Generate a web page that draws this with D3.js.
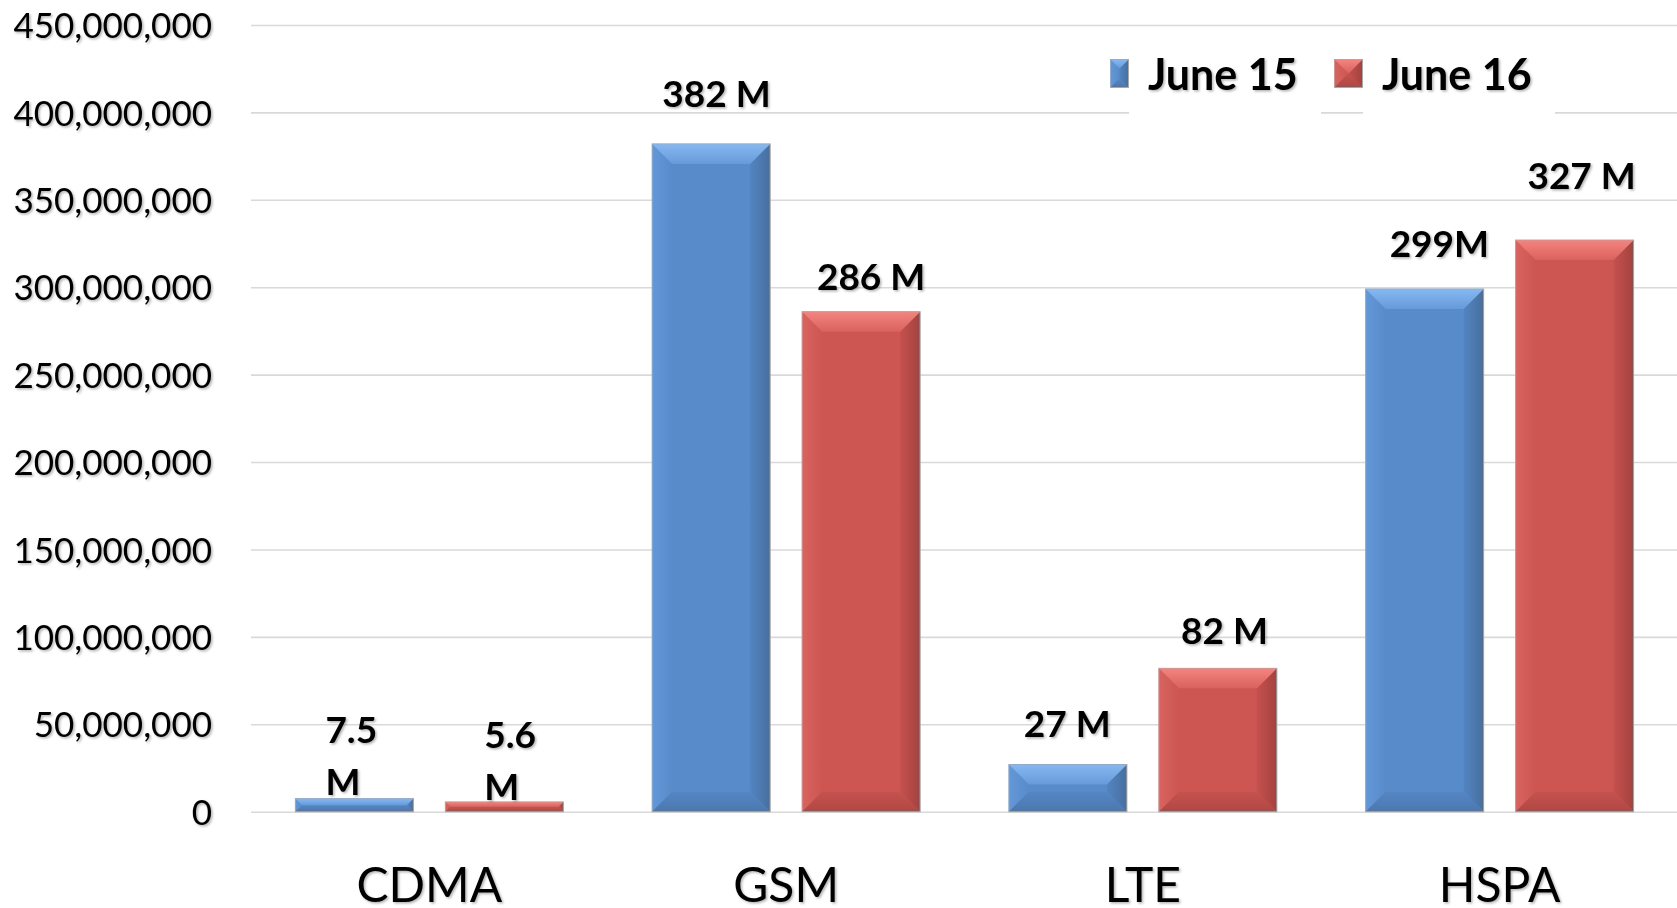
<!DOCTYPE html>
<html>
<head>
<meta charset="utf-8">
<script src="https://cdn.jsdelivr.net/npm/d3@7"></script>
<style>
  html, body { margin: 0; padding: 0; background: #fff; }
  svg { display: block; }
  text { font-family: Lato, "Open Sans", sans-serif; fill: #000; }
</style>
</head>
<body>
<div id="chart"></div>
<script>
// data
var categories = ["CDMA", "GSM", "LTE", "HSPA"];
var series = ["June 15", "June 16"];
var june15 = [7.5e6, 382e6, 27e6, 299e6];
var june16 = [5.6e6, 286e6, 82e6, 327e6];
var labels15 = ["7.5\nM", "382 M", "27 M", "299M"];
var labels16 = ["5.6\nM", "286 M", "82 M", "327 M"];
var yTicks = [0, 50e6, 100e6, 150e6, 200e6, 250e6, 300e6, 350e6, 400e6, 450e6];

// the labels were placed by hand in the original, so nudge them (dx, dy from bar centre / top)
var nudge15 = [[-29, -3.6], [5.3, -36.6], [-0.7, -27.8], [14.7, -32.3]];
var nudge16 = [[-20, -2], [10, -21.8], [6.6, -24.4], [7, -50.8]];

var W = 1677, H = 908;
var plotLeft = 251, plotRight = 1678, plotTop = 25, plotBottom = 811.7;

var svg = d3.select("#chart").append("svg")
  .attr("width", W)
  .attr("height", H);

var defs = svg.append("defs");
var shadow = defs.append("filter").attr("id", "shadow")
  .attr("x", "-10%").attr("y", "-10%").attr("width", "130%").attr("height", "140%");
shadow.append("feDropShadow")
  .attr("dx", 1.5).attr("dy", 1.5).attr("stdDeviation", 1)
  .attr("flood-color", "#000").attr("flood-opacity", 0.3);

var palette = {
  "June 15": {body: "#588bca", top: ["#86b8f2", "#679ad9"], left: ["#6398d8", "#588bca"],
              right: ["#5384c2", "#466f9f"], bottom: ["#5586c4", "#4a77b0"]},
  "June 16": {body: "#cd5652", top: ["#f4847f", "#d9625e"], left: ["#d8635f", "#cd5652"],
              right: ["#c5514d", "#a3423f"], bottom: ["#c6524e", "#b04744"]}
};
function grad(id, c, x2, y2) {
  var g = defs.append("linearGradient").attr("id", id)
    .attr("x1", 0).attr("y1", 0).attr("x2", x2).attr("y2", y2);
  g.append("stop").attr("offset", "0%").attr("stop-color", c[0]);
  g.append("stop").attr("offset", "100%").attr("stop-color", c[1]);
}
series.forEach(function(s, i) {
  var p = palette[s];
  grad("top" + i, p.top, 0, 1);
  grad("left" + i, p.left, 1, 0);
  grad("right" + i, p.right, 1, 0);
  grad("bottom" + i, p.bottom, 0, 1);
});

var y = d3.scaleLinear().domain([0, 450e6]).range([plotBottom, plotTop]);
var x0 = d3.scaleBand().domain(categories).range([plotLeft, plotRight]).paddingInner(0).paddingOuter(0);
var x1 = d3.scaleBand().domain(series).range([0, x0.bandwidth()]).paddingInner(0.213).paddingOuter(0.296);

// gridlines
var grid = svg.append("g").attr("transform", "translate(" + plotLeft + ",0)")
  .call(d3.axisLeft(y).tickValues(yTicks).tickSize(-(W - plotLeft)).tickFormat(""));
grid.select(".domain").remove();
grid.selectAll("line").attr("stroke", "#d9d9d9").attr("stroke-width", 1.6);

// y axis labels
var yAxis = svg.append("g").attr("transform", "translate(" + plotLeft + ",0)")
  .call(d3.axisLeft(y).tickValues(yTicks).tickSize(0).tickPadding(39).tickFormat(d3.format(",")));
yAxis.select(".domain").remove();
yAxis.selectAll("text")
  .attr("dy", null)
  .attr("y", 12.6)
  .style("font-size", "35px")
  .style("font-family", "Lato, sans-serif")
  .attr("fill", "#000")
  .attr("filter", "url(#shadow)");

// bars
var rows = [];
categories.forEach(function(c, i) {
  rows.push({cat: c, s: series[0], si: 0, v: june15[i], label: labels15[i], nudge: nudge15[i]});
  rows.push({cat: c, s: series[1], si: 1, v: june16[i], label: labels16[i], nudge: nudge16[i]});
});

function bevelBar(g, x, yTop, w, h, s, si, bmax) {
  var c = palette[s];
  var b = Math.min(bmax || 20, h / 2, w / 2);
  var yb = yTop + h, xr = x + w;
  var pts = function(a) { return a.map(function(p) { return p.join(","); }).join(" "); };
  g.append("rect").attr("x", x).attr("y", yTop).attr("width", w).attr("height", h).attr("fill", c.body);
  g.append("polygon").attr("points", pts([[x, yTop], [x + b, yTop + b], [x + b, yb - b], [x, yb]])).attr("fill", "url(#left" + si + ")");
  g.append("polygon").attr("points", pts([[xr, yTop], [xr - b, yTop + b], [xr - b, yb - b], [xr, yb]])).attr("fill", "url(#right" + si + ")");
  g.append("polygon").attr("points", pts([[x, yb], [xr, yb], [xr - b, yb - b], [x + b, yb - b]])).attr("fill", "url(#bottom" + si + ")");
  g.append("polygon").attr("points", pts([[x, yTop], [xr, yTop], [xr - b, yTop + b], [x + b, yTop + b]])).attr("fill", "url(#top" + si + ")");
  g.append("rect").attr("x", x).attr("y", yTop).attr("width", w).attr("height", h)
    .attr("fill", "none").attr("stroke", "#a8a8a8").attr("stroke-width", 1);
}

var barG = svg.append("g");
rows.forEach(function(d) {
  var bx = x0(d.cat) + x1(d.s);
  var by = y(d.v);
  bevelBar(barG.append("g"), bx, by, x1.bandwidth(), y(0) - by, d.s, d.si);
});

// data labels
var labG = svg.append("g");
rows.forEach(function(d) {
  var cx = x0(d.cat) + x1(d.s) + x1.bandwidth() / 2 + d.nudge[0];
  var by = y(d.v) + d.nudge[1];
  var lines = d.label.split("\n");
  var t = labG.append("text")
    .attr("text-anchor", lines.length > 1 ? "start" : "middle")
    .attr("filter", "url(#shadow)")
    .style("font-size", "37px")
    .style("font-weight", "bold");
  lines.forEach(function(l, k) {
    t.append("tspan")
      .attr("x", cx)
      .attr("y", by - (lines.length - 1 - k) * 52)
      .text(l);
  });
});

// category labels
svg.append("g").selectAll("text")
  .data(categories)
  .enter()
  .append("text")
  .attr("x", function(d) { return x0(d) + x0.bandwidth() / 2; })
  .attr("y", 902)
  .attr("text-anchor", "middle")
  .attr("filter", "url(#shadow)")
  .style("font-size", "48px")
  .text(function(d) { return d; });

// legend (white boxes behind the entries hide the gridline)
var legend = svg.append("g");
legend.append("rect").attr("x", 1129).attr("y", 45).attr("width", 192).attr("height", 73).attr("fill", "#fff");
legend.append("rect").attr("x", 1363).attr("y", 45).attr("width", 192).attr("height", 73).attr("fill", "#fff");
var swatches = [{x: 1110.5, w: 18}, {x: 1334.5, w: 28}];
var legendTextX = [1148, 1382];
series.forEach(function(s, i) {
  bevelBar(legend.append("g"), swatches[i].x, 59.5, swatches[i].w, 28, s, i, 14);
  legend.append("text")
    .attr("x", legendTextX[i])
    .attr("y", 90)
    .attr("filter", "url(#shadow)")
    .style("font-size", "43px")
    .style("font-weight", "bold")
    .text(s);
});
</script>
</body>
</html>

****************************************

Repeat the listing above exactly, with no pictures.

▸ The answer
Generate a web page that draws this with D3.js.
<!DOCTYPE html>
<html>
<head>
<meta charset="utf-8">
<script src="https://cdn.jsdelivr.net/npm/d3@7"></script>
<style>
  html, body { margin: 0; padding: 0; background: #fff; }
  svg { display: block; }
  text { font-family: Lato, "Open Sans", sans-serif; fill: #000; }
</style>
</head>
<body>
<div id="chart"></div>
<script>
// data
var categories = ["CDMA", "GSM", "LTE", "HSPA"];
var series = ["June 15", "June 16"];
var june15 = [7.5e6, 382e6, 27e6, 299e6];
var june16 = [5.6e6, 286e6, 82e6, 327e6];
var labels15 = ["7.5\nM", "382 M", "27 M", "299M"];
var labels16 = ["5.6\nM", "286 M", "82 M", "327 M"];
var yTicks = [0, 50e6, 100e6, 150e6, 200e6, 250e6, 300e6, 350e6, 400e6, 450e6];

// the labels were placed by hand in the original, so nudge them (dx, dy from bar centre / top)
var nudge15 = [[-29, -3.6], [5.3, -36.6], [-0.7, -27.8], [14.7, -32.3]];
var nudge16 = [[-20, -2], [10, -21.8], [6.6, -24.4], [7, -50.8]];

var W = 1677, H = 908;
var plotLeft = 251, plotRight = 1678, plotTop = 25, plotBottom = 811.7;

var svg = d3.select("#chart").append("svg")
  .attr("width", W)
  .attr("height", H);

var defs = svg.append("defs");
var shadow = defs.append("filter").attr("id", "shadow")
  .attr("x", "-10%").attr("y", "-10%").attr("width", "130%").attr("height", "140%");
shadow.append("feDropShadow")
  .attr("dx", 1.5).attr("dy", 1.5).attr("stdDeviation", 1)
  .attr("flood-color", "#000").attr("flood-opacity", 0.3);

var palette = {
  "June 15": {body: "#588bca", top: ["#86b8f2", "#679ad9"], left: ["#6398d8", "#588bca"],
              right: ["#5384c2", "#466f9f"], bottom: ["#5586c4", "#4a77b0"]},
  "June 16": {body: "#cd5652", top: ["#f4847f", "#d9625e"], left: ["#d8635f", "#cd5652"],
              right: ["#c5514d", "#a3423f"], bottom: ["#c6524e", "#b04744"]}
};
function grad(id, c, x2, y2) {
  var g = defs.append("linearGradient").attr("id", id)
    .attr("x1", 0).attr("y1", 0).attr("x2", x2).attr("y2", y2);
  g.append("stop").attr("offset", "0%").attr("stop-color", c[0]);
  g.append("stop").attr("offset", "100%").attr("stop-color", c[1]);
}
series.forEach(function(s, i) {
  var p = palette[s];
  grad("top" + i, p.top, 0, 1);
  grad("left" + i, p.left, 1, 0);
  grad("right" + i, p.right, 1, 0);
  grad("bottom" + i, p.bottom, 0, 1);
});

var y = d3.scaleLinear().domain([0, 450e6]).range([plotBottom, plotTop]);
var x0 = d3.scaleBand().domain(categories).range([plotLeft, plotRight]).paddingInner(0).paddingOuter(0);
var x1 = d3.scaleBand().domain(series).range([0, x0.bandwidth()]).paddingInner(0.213).paddingOuter(0.296);

// gridlines
var grid = svg.append("g").attr("transform", "translate(" + plotLeft + ",0)")
  .call(d3.axisLeft(y).tickValues(yTicks).tickSize(-(W - plotLeft)).tickFormat(""));
grid.select(".domain").remove();
grid.selectAll("line").attr("stroke", "#d9d9d9").attr("stroke-width", 1.6);

// y axis labels
var yAxis = svg.append("g").attr("transform", "translate(" + plotLeft + ",0)")
  .call(d3.axisLeft(y).tickValues(yTicks).tickSize(0).tickPadding(39).tickFormat(d3.format(",")));
yAxis.select(".domain").remove();
yAxis.selectAll("text")
  .attr("dy", null)
  .attr("y", 12.6)
  .style("font-size", "35px")
  .style("font-family", "Lato, sans-serif")
  .attr("fill", "#000")
  .attr("filter", "url(#shadow)");

// bars
var rows = [];
categories.forEach(function(c, i) {
  rows.push({cat: c, s: series[0], si: 0, v: june15[i], label: labels15[i], nudge: nudge15[i]});
  rows.push({cat: c, s: series[1], si: 1, v: june16[i], label: labels16[i], nudge: nudge16[i]});
});

function bevelBar(g, x, yTop, w, h, s, si, bmax) {
  var c = palette[s];
  var b = Math.min(bmax || 20, h / 2, w / 2);
  var yb = yTop + h, xr = x + w;
  var pts = function(a) { return a.map(function(p) { return p.join(","); }).join(" "); };
  g.append("rect").attr("x", x).attr("y", yTop).attr("width", w).attr("height", h).attr("fill", c.body);
  g.append("polygon").attr("points", pts([[x, yTop], [x + b, yTop + b], [x + b, yb - b], [x, yb]])).attr("fill", "url(#left" + si + ")");
  g.append("polygon").attr("points", pts([[xr, yTop], [xr - b, yTop + b], [xr - b, yb - b], [xr, yb]])).attr("fill", "url(#right" + si + ")");
  g.append("polygon").attr("points", pts([[x, yb], [xr, yb], [xr - b, yb - b], [x + b, yb - b]])).attr("fill", "url(#bottom" + si + ")");
  g.append("polygon").attr("points", pts([[x, yTop], [xr, yTop], [xr - b, yTop + b], [x + b, yTop + b]])).attr("fill", "url(#top" + si + ")");
  g.append("rect").attr("x", x).attr("y", yTop).attr("width", w).attr("height", h)
    .attr("fill", "none").attr("stroke", "#a8a8a8").attr("stroke-width", 1);
}

var barG = svg.append("g");
rows.forEach(function(d) {
  var bx = x0(d.cat) + x1(d.s);
  var by = y(d.v);
  bevelBar(barG.append("g"), bx, by, x1.bandwidth(), y(0) - by, d.s, d.si);
});

// data labels
var labG = svg.append("g");
rows.forEach(function(d) {
  var cx = x0(d.cat) + x1(d.s) + x1.bandwidth() / 2 + d.nudge[0];
  var by = y(d.v) + d.nudge[1];
  var lines = d.label.split("\n");
  var t = labG.append("text")
    .attr("text-anchor", lines.length > 1 ? "start" : "middle")
    .attr("filter", "url(#shadow)")
    .style("font-size", "37px")
    .style("font-weight", "bold");
  lines.forEach(function(l, k) {
    t.append("tspan")
      .attr("x", cx)
      .attr("y", by - (lines.length - 1 - k) * 52)
      .text(l);
  });
});

// category labels
svg.append("g").selectAll("text")
  .data(categories)
  .enter()
  .append("text")
  .attr("x", function(d) { return x0(d) + x0.bandwidth() / 2; })
  .attr("y", 902)
  .attr("text-anchor", "middle")
  .attr("filter", "url(#shadow)")
  .style("font-size", "48px")
  .text(function(d) { return d; });

// legend (white boxes behind the entries hide the gridline)
var legend = svg.append("g");
legend.append("rect").attr("x", 1129).attr("y", 45).attr("width", 192).attr("height", 73).attr("fill", "#fff");
legend.append("rect").attr("x", 1363).attr("y", 45).attr("width", 192).attr("height", 73).attr("fill", "#fff");
var swatches = [{x: 1110.5, w: 18}, {x: 1334.5, w: 28}];
var legendTextX = [1148, 1382];
series.forEach(function(s, i) {
  bevelBar(legend.append("g"), swatches[i].x, 59.5, swatches[i].w, 28, s, i, 14);
  legend.append("text")
    .attr("x", legendTextX[i])
    .attr("y", 90)
    .attr("filter", "url(#shadow)")
    .style("font-size", "43px")
    .style("font-weight", "bold")
    .text(s);
});
</script>
</body>
</html>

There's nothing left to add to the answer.